The Soviet Union deciphered a coded telegram from the Foreign Ministry to the Japanese ambassador in Germany expressing Japan's intention to go to war with the United States, according to declassified documents of the NKVD, the forerunner of the KGB, made available Monday.

The documents represent the first hard evidence that the Soviet Union succeeded in deciphering Japan's coded messages before the launch of the Pacific War in December 1941. It was already known the United States succeeded in deciphering the messages.

The latest finding shows that Japan went to war unaware that both the Soviet Union and the United States knew of its intention to launch hostilities beforehand.

According to the documents, the NKVD deciphered a confidential telegram sent by the Foreign Ministry to Ambassador Hiroshi Oshima in Berlin after Nov. 20, 1941.

In the telegram, the ministry instructed Oshima to explain secretly to Adolf Hitler and Foreign Minister Joachim von Ribbentrop that Japan-U.S. negotiations were in a stalemate and that Japan might go to war against Britain and the United States much earlier than it had expected.

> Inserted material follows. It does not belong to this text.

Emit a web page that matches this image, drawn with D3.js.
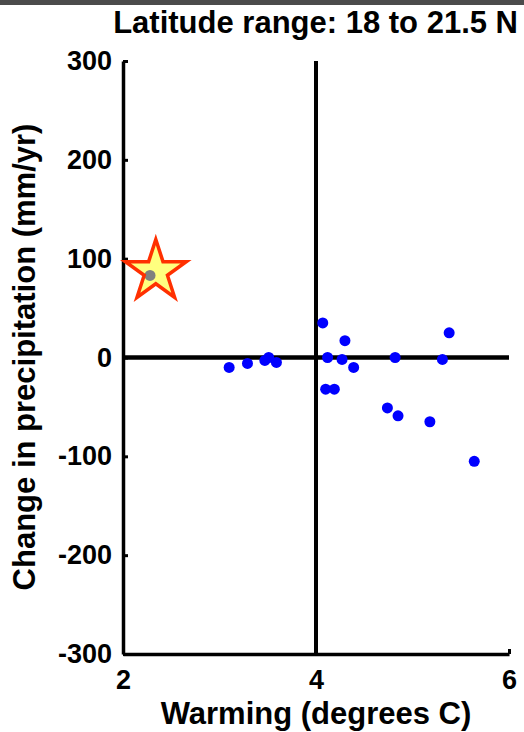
<!DOCTYPE html>
<html>
<head>
<meta charset="utf-8">
<script src="https://cdn.jsdelivr.net/npm/d3@7"></script>
<style>
  html, body { margin: 0; padding: 0; background: #fff; }
  svg { display: block; }
  text { font-family: "Liberation Sans", Arial, Helvetica, sans-serif; font-weight: bold; fill: #000; }
</style>
</head>
<body>
<script>
// Model ensemble: warming vs. change in precipitation
const warming = [3.10, 3.29, 3.47, 3.51, 3.59, 4.07, 4.12, 4.27, 4.30, 4.39, 4.10, 4.19, 4.82, 4.74, 4.85, 5.18, 5.38, 5.31, 5.64];
const precip  = [-10, -6, -3, 0, -5, 35, 0, -2, 17, -10, -32, -32, 0, -51, -59, -65, 25, -2, -105];

// Highlighted case (dot under the star marker)
const highlightWarming = [2.28];
const highlightPrecip = [83];
const starWarming = [2.34];
const starPrecip = [87];

const xTicks = [2, 4, 6];
const yTicks = [-300, -200, -100, 0, 100, 200, 300];
const titleText = "Latitude range: 18 to 21.5 N";
const xLabel = "Warming (degrees C)";
const yLabel = "Change in precipitation (mm/yr)";

const W = 524, H = 732;
const svg = d3.select("body").append("svg").attr("width", W).attr("height", H);

// top strip
svg.append("rect").attr("x", 0).attr("y", 0).attr("width", W).attr("height", 5).attr("fill", "#4b4b4b");

const x = d3.scaleLinear().domain([2, 6]).range([123, 509]);
const y = d3.scaleLinear().domain([-300, 300]).range([654, 61]);

const plain = d => String(d);

// axes (ticks point inward)
const yAxis = svg.append("g").attr("transform", `translate(${x(2)},0)`)
  .call(d3.axisLeft(y).tickValues(yTicks).tickFormat(plain).tickSizeInner(-5).tickSizeOuter(0).tickPadding(11));
const xAxis = svg.append("g").attr("transform", `translate(0,${y(-300)})`)
  .call(d3.axisBottom(x).tickValues(xTicks).tickFormat(plain).tickSizeInner(-5).tickSizeOuter(0).tickPadding(16));

[yAxis, xAxis].forEach(g => {
  g.select(".domain").attr("stroke", "#000").attr("stroke-width", 3.5);
  g.selectAll(".tick line").attr("stroke", "#000").attr("stroke-width", 3);
  g.selectAll(".tick text").style("font-size", "27px").attr("fill", "#000");
});
xAxis.selectAll(".tick text").attr("dy", "0.71em");

// reference lines at 4 degrees and zero change
svg.append("line").attr("x1", x(4)).attr("x2", x(4)).attr("y1", y(300)).attr("y2", y(-300))
  .attr("stroke", "#000").attr("stroke-width", 4);
svg.append("line").attr("x1", x(2)).attr("x2", x(6)).attr("y1", y(0)).attr("y2", y(0))
  .attr("stroke", "#000").attr("stroke-width", 4.5);

// ensemble dots
svg.append("g").selectAll("circle")
  .data(warming.map((w, i) => [w, precip[i]]))
  .join("circle")
  .attr("cx", d => x(d[0])).attr("cy", d => y(d[1])).attr("r", 5.5)
  .attr("fill", "#0000ff");

svg.append("g").selectAll("circle")
  .data(highlightWarming.map((w, i) => [w, highlightPrecip[i]]))
  .join("circle")
  .attr("cx", d => x(d[0])).attr("cy", d => y(d[1])).attr("r", 5.5)
  .attr("fill", "#0000ff");

// star marker, translucent fill
const R = 32;
const starPath = d3.symbol().type(d3.symbolStar).size(R * R / 0.8908130915292852);
svg.append("g").selectAll("path")
  .data(starWarming.map((w, i) => [w, starPrecip[i]]))
  .join("path")
  .attr("d", starPath)
  .attr("transform", d => `translate(${x(d[0])},${y(d[1])})`)
  .attr("fill", "#ffff00").attr("fill-opacity", 0.5)
  .attr("stroke", "#ff3000").attr("stroke-width", 3.5).attr("stroke-linejoin", "miter");

// title and axis labels
svg.append("text").attr("x", 518).attr("y", 33).attr("text-anchor", "end")
  .style("font-size", "31px").text(titleText);
svg.append("text").attr("x", 316).attr("y", 724).attr("text-anchor", "middle")
  .style("font-size", "31px").text(xLabel);
svg.append("text").attr("transform", "translate(35,357) rotate(-90)").attr("text-anchor", "middle")
  .style("font-size", "31px").text(yLabel);
</script>
</body>
</html>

The United States deciphered the telegram Dec. 1, 1941, a week before Japan's attack on Pearl Harbor, but the Soviet Union might have had decoded it before Washington because one of the declassified documents was dated Nov. 27.

The information contained in the telegram is believed to have been extremely valuable to the Soviet Union, which was already at war with Germany and wanted to avoid confronting Germany and Japan at the same time. The telegram instructed Oshima to convey to Hitler Japan's intention to deploy its forces mainly in Southeast Asia and the Pacific.